Se départir des fantasmes et des discours liés à la différenciation sexuelle n’est pas facile. J’aime cette tentative, cet apprentissage, ce commencement entrepris par mon église. Tentative sans cesse renouvelée de vivre selon un autre ordre que celui imposé par le monde. J’y vois les prémices d’une nouvelle communauté sur terre où femmes et hommes sont égaux face à leur Dieu créateur.
Née en Allemagne, J’ai étudié et vécu en France, aux Etats-Unis et aux Pays-Bas. Après un doctorat en théologie, je me suis tournée vers l’activité pastorale. J’officie en tant que pasteure depuis 10 ans, d’abord à l’Eglise protestante de Genève et maintenant au sein de l’Eglise réformée de Bienne.
Dominique Rimaz: “Jésus est un homme; dès lors le prêtre est un homme”
Dans un contexte où les femmes, avec les hommes, recherchent avec raison une égalité nécessaire, il est tout à fait légitime de poser cette question. A toute bonne question, il y a également des bonnes réponses.
Sans aucune discrimination, l’Eglise catholique avoue humblement: “elle n’a pas le pouvoir de conférer l’ordination sacerdotale aux femmes”.
A la messe et lors de la confession, le prêtre agit “in persona Christi”, dans ou en la personne de Jésus. Et Jésus est un homme. L’ordre, dans ses trois degrés (diacre, prêtre et évêque) est un sacrement. Ce dernier implique toujours un signe. En tant que tête de l’Eglise, Jésus est un homme; dès lors le prêtre est un homme.
Avec les Eglises orthodoxes, l’Eglise catholique romaine soutient cela par “l’exemple, rapporté par la Sainte Écriture, du Christ qui a choisi ses Apôtres uniquement parmi les hommes; la pratique constante de l’Eglise qui a imité le Christ en ne choisissant que des hommes; et son magistère vivant qui, de manière continue, a soutenu que l’exclusion des femmes du sacerdoce est en accord avec le plan de Dieu sur l’Eglise”.
En 1994, saint Jean Paul II avait donné une réponse définitive, qui appelle l’assentiment de l’intelligence et de la volonté: “Je déclare (…) que l’Eglise n’a en aucune manière le pouvoir de conférer l’ordination sacerdotale à des femmes et que cette position doit être définitivement tenue par tous les fidèles de l’Eglise”.

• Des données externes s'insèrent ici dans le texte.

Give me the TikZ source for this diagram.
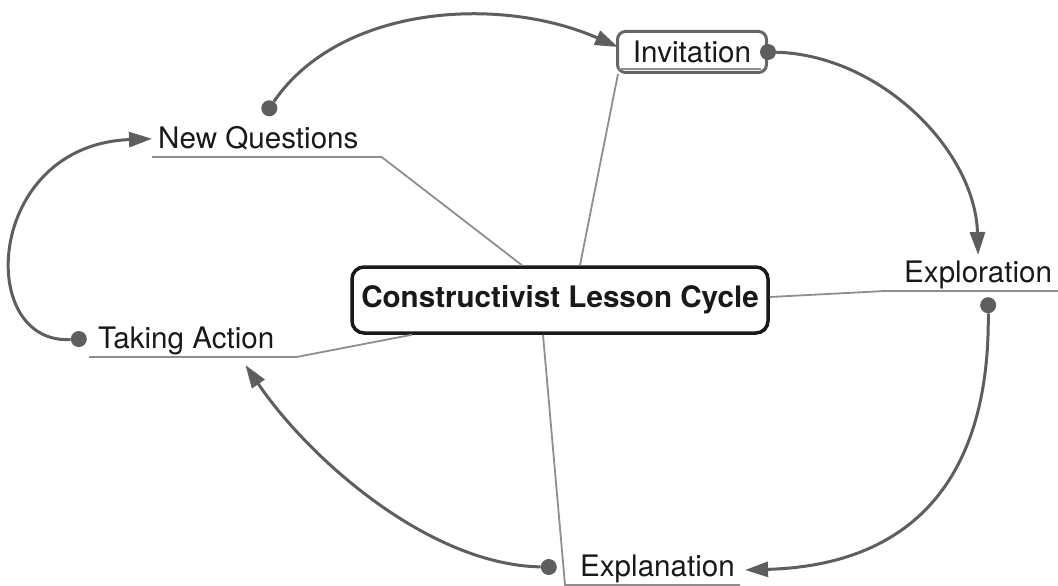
\documentclass[tikz,border=0pt]{standalone}
\usepackage{fontspec}
\setmainfont{TeX Gyre Heros}
\usetikzlibrary{arrows.meta,positioning,calc}
\definecolor{arcgray}{HTML}{5E5E5E}
\definecolor{leadgray}{HTML}{8E8E8E}
\definecolor{invgray}{HTML}{666666}

\begin{document}
\begin{tikzpicture}[
    x=1pt, y=-1pt,
    topic/.style={anchor=south west, inner xsep=0pt, inner ysep=6pt, text depth=2pt, font=\fontsize{29.6}{34}\selectfont, text=black!90},
    centre/.style={draw=black!90, line width=3.5pt, rounded corners=12pt, minimum width=416pt, minimum height=66pt, font=\fontsize{29.6}{34}\selectfont\bfseries, text=black!90},
    invbox/.style={draw=invgray, line width=3pt, rounded corners=8pt, minimum width=149pt, minimum height=41pt, inner xsep=0pt, text depth=0pt, font=\fontsize{29.6}{34}\selectfont, text=black!90},
    dot/.style={circle, fill=arcgray, inner sep=0pt, minimum size=16pt},
    arc/.style={draw=arcgray, line width=3pt, -{Triangle[length=23pt,width=15pt]}},
    leader/.style={draw=leadgray, line width=1.8pt},
]
\useasboundingbox (0,0) rectangle (1058,586);

% Nodes
\node[centre] (clc) at (560,300) {Constructivist Lesson Cycle};
\node[invbox] (inv) at (692,52) {Invitation};
\node[topic] (nq) at (158,157) {New Questions};
\node[topic] (ta) at (98,357) {Taking Action};
\node[topic] (explo) at (904,291) {Exploration};
\node[topic] (expl) at (580,585) {Explanation};

% Dots where the cycle leaves a stage
\node[dot, above=4pt of nq.north, xshift=11pt] (nqdot) {};
\node[dot] (invdot) at (inv.east) {};
\node[dot, below=6pt of explo.south, xshift=10pt] (explodot) {};
\node[dot, left=23pt of expl.west] (expldot) {};
\node[dot, left=11pt of ta.west] (tadot) {};

% Leaders from the centre, ending as underlines
\draw[leader] ($(clc.north)+(-38,0)$) -- ([xshift=23pt]nq.south east) -- ([xshift=-6pt]nq.south west);
\draw[leader] ($(clc.north)+(20,0)$) -- ($(inv.south west)+(2,0)$);
\draw[leader] ($(inv.south west)+(3,-5)$) -- ($(inv.south east)+(-7,-5)$);
\draw[leader] ($(clc.east)+(0,-3)$) -- ([xshift=-19pt]explo.south west) -- ([xshift=8pt]explo.south east);
\draw[leader] ($(clc.south)+(-17,0)$) -- ([xshift=-15pt]expl.south west) -- ([xshift=5pt]expl.south east);
\draw[leader] ($(clc.south)+(-148,0)$) -- ([xshift=22pt]ta.south east) -- ([xshift=-9pt]ta.south west);

% Cycle arrows
\draw[arc] (nqdot) .. controls (340,5) and (500,-5) .. ($(inv.west)+(2,-5)$);
\draw[arc] (invdot) .. controls (880,55) and (975,150) .. (explo.north);
\draw[arc] (explodot) .. controls (990,470) and (920,565) .. ($(expl.east)+(10,3)$);
\draw[arc] (expldot) .. controls (430,565) and (310,460) .. ($(ta.south east)+(-29,8)$);
\draw[arc] (tadot) .. controls (-25,345) and (-15,145) .. ($(nq.west)+(-6,0)$);

\end{tikzpicture}
\end{document}
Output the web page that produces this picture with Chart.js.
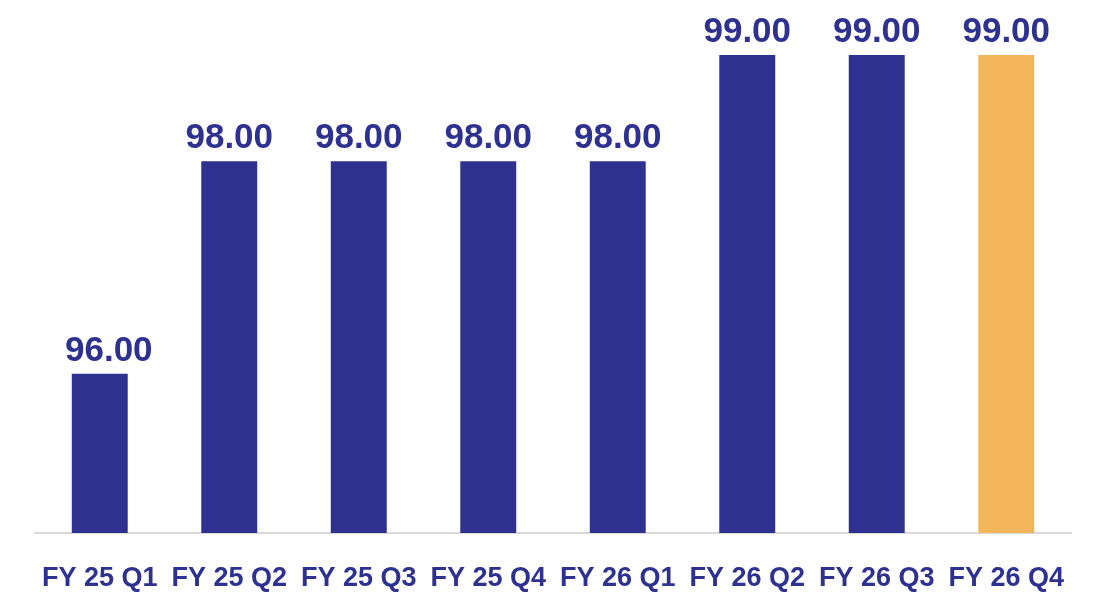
<!DOCTYPE html>
<html>
<head>
<meta charset="utf-8">
<script src="https://cdn.jsdelivr.net/npm/chart.js@4"></script>
<style>
  html, body { margin: 0; padding: 0; background: #ffffff; }
  #wrap { width: 1115px; height: 595px; }
</style>
</head>
<body>
<div id="wrap"><canvas id="c" width="1115" height="595"></canvas></div>
<script>
const categories = ['FY 25 Q1', 'FY 25 Q2', 'FY 25 Q3', 'FY 25 Q4', 'FY 26 Q1', 'FY 26 Q2', 'FY 26 Q3', 'FY 26 Q4'];
const values = [96.00, 98.00, 98.00, 98.00, 98.00, 99.00, 99.00, 99.00];
const highlighted = ['FY 26 Q4'];

const NAVY = '#2E3190';
const ORANGE = '#F2B55A';

const valueLabels = {
  id: 'valueLabels',
  afterDatasetsDraw(chart) {
    const ctx = chart.ctx;
    const meta = chart.getDatasetMeta(0);
    const area = chart.chartArea;
    ctx.save();
    ctx.font = 'bold 35px "Liberation Sans", Arial, sans-serif';
    ctx.fillStyle = NAVY;
    ctx.textAlign = 'center';
    ctx.textBaseline = 'alphabetic';
    meta.data.forEach((bar, i) => {
      const txt = values[i].toFixed(2);
      const w = ctx.measureText(txt).width;
      const x = Math.max(bar.x, area.left + 30 + w / 2);
      ctx.fillText(txt, x, bar.y - 13);
    });
    ctx.restore();
  }
};

new Chart(document.getElementById('c'), {
  type: 'bar',
  data: {
    labels: categories,
    datasets: [{
      data: values,
      backgroundColor: categories.map(c => highlighted.includes(c) ? ORANGE : NAVY),
      borderWidth: 0,
      categoryPercentage: 1.0,
      barPercentage: 0.432
    }]
  },
  options: {
    responsive: false,
    devicePixelRatio: 1,
    animation: false,
    layout: { padding: { left: 35, right: 44, top: 55, bottom: 0 } },
    plugins: { legend: { display: false }, tooltip: { enabled: false } },
    scales: {
      x: {
        grid: { display: false, drawTicks: false },
        border: { display: true, color: '#D9D9D9', width: 2 },
        ticks: {
          color: NAVY,
          font: { family: '"Liberation Sans", Arial, sans-serif', size: 27, weight: 'bold' },
          padding: 29,
          maxRotation: 0,
          autoSkip: false
        },
        afterFit(scale) { scale.height = 62; }
      },
      y: {
        display: false,
        min: 94.5,
        max: 99
      }
    }
  },
  plugins: [valueLabels]
});
</script>
</body>
</html>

Cette doctrine n’a pas été exprimée par la modalité de l’infaillibilité pontificale, mais elle est de nature infaillible.
Le prêtre n’est pas le sommet de la vie chrétienne. Par contre, la sainteté est un appel pour tous et pour chacun. La Vierge Marie, comme premier principe de vie de l’Eglise (le second étant celui de Pierre, la hiérarchie), les femmes sont invitées à la prendre comme modèle éminent.

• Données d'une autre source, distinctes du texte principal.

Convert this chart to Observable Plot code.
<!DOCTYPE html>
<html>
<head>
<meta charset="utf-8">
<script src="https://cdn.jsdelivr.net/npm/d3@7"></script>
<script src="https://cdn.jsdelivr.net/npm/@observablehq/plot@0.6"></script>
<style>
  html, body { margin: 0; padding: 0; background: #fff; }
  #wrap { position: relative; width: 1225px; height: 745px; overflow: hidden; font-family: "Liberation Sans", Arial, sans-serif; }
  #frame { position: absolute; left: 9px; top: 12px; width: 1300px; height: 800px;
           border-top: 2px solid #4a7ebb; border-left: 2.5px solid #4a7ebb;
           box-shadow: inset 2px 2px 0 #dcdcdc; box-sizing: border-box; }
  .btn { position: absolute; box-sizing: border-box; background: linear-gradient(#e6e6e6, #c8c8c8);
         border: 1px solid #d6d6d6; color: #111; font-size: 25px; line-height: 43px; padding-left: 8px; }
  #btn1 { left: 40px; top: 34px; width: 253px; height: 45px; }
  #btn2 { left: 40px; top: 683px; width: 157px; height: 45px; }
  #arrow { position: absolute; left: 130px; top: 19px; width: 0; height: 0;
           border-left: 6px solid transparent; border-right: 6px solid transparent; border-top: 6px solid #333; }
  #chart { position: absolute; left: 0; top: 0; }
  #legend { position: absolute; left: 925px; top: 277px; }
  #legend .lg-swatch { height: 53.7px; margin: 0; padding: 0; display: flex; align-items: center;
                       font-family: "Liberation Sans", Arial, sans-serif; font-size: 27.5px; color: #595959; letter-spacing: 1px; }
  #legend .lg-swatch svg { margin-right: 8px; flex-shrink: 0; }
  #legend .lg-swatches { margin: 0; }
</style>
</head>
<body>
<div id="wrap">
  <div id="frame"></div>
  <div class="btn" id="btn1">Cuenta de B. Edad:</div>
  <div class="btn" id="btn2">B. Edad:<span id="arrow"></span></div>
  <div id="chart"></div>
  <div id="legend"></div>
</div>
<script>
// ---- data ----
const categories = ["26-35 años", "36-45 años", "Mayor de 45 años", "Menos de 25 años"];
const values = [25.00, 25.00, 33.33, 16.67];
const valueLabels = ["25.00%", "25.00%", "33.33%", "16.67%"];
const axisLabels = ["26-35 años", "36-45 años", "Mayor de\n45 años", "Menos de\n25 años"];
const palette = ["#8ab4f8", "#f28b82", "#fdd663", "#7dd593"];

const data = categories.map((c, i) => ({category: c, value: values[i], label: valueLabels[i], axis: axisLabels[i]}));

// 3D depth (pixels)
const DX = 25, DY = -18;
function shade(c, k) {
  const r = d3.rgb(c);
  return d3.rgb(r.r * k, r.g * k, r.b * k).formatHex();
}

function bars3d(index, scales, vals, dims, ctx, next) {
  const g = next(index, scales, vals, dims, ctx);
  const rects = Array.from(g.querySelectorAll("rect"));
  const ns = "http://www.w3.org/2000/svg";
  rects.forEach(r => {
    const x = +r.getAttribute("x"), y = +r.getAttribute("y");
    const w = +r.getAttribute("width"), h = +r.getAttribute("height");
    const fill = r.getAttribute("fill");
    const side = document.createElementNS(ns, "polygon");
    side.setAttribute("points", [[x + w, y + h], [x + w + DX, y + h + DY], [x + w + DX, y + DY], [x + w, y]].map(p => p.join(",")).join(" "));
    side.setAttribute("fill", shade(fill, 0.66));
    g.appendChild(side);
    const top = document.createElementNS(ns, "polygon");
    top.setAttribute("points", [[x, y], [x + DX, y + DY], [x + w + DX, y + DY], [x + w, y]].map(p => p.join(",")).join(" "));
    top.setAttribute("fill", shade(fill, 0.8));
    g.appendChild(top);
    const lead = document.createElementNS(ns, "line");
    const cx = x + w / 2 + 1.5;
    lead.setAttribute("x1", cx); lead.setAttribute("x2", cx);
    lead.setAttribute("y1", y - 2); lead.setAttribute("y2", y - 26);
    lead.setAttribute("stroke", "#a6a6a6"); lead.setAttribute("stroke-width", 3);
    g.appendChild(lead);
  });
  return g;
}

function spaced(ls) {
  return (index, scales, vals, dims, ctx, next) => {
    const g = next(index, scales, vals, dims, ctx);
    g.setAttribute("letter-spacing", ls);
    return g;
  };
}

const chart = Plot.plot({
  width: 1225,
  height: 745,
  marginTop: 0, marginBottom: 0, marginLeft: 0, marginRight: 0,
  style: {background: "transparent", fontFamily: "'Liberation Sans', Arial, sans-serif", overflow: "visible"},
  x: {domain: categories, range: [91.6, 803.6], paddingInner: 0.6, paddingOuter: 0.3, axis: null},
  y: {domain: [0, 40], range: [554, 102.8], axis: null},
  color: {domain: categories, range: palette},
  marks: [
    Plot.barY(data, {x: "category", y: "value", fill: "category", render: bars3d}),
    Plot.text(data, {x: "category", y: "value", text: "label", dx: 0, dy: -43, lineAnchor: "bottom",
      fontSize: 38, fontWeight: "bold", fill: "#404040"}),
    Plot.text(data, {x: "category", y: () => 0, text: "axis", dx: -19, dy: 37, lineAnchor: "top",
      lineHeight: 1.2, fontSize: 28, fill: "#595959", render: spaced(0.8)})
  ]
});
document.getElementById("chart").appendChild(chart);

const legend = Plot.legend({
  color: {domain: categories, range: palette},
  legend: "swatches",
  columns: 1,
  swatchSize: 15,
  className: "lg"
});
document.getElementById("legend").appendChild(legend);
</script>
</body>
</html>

Je suis prêtre à Fribourg, spécialiste de la communication de l’Eglise et aumônier de Catholic Voices. Après une licence en théologie morale à Fribourg, j’ai poursuivi mes études à Rome, avec une licence en communication à l’Université pontificale de la Sainte-Croix. Je scrute et décortique l’actualité chrétienne au quotidien sur mon blog, “lesuisseromain“.
Et chez les autres ?
Les catholiques ne sont pas les seuls à s’opposer à l’ordination des femmes . Aucune femme prêtre n’est autorisée à officier du côté orthodoxe. Dans l’hindouisme, tous les brahmanes sont des hommes et le clergé bouddhiste est formé par des hommes à 97%. L’islam ne leur laisse pas de place dans la prédication non plus.
Du côté du judaïsme, on trouve quelques éléments clivants. Les ultra-orthodoxes n’autorisent pas l’ordination de femmes rabbins, mais les libéraux oui. “Globalement, le protestantisme est la religion la plus favorable aux femmes”, analyse Odon Vallet dans les colonnes du magazine l’Obs. On trouve par exemple des femmes évêques chez les luthériens suédois et les épiscopaliens américains.